List all lines of the data that include the string "chart".

____ Given material

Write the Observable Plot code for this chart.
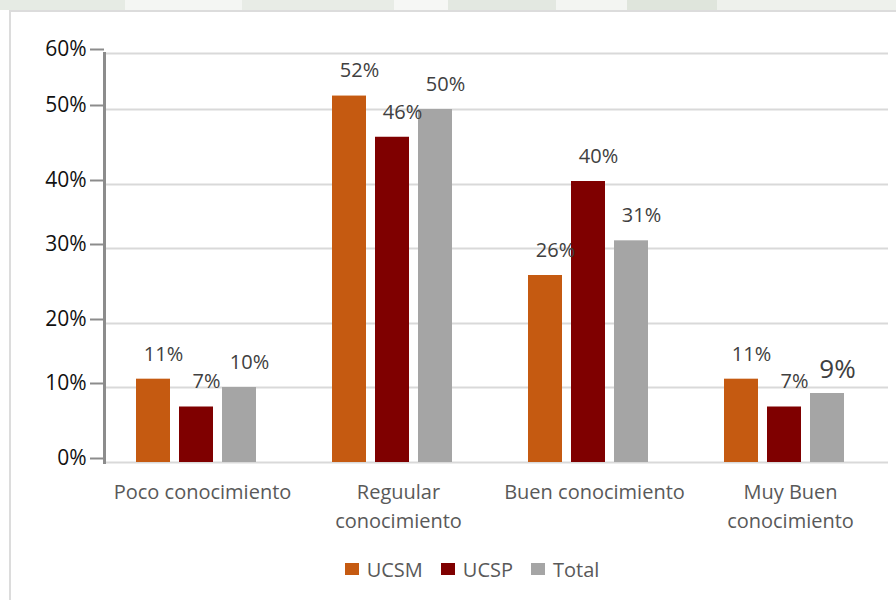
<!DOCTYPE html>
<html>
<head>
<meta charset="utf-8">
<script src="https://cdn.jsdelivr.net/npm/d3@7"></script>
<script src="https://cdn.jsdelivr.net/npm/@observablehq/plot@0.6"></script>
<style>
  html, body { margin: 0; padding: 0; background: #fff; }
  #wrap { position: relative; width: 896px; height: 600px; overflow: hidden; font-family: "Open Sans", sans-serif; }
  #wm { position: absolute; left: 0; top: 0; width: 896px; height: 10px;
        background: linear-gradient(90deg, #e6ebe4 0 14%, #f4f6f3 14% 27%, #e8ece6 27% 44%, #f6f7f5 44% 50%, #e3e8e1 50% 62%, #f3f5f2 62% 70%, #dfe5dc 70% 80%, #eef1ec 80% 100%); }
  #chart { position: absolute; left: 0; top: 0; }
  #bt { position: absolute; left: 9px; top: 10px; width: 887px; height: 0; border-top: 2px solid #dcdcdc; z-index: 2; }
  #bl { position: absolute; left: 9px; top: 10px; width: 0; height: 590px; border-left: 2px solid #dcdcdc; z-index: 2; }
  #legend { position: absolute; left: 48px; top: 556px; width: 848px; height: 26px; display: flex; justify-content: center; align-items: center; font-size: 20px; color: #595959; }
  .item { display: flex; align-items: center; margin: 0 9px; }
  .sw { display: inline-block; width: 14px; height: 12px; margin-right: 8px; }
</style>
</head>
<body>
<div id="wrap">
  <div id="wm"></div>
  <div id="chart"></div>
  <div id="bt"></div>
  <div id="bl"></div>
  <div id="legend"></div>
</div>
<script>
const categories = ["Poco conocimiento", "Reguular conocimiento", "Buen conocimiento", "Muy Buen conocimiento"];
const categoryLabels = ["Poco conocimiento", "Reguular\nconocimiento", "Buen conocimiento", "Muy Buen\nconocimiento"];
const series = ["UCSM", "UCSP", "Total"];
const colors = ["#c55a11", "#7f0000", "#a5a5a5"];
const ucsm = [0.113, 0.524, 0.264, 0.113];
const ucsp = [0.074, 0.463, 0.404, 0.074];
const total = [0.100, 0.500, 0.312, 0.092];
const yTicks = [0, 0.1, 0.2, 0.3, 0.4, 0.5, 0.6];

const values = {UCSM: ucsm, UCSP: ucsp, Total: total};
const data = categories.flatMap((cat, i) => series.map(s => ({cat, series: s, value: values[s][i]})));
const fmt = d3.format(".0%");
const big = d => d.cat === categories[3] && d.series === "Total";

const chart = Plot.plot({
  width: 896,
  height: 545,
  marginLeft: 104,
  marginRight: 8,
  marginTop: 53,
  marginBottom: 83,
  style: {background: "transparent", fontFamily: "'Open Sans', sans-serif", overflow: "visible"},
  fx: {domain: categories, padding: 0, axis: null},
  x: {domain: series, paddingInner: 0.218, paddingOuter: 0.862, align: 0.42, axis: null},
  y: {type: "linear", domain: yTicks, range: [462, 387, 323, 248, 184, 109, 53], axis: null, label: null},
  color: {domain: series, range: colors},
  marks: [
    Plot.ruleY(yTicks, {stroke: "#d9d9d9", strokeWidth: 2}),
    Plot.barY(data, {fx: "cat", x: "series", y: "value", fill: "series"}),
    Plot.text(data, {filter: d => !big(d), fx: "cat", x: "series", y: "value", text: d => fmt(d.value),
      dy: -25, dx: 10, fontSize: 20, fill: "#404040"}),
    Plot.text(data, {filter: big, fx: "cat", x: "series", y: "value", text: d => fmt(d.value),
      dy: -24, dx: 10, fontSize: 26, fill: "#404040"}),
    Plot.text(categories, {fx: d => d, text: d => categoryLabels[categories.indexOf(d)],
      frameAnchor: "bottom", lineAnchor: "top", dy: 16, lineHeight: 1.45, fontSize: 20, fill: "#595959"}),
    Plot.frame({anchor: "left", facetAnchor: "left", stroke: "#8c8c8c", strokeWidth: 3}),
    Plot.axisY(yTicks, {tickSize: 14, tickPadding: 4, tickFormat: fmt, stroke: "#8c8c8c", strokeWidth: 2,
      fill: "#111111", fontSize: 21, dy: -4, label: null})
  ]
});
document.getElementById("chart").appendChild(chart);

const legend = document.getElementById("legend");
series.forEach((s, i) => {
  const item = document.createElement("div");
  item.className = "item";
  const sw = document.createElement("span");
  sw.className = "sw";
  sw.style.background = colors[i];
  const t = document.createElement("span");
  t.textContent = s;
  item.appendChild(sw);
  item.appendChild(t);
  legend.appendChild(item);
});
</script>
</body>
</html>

________

### Solved exercise
Write the Observable Plot code for this chart.
  #chart { position: absolute; left: 0; top: 0; }
  <div id="chart"></div>
const chart = Plot.plot({
document.getElementById("chart").appendChild(chart);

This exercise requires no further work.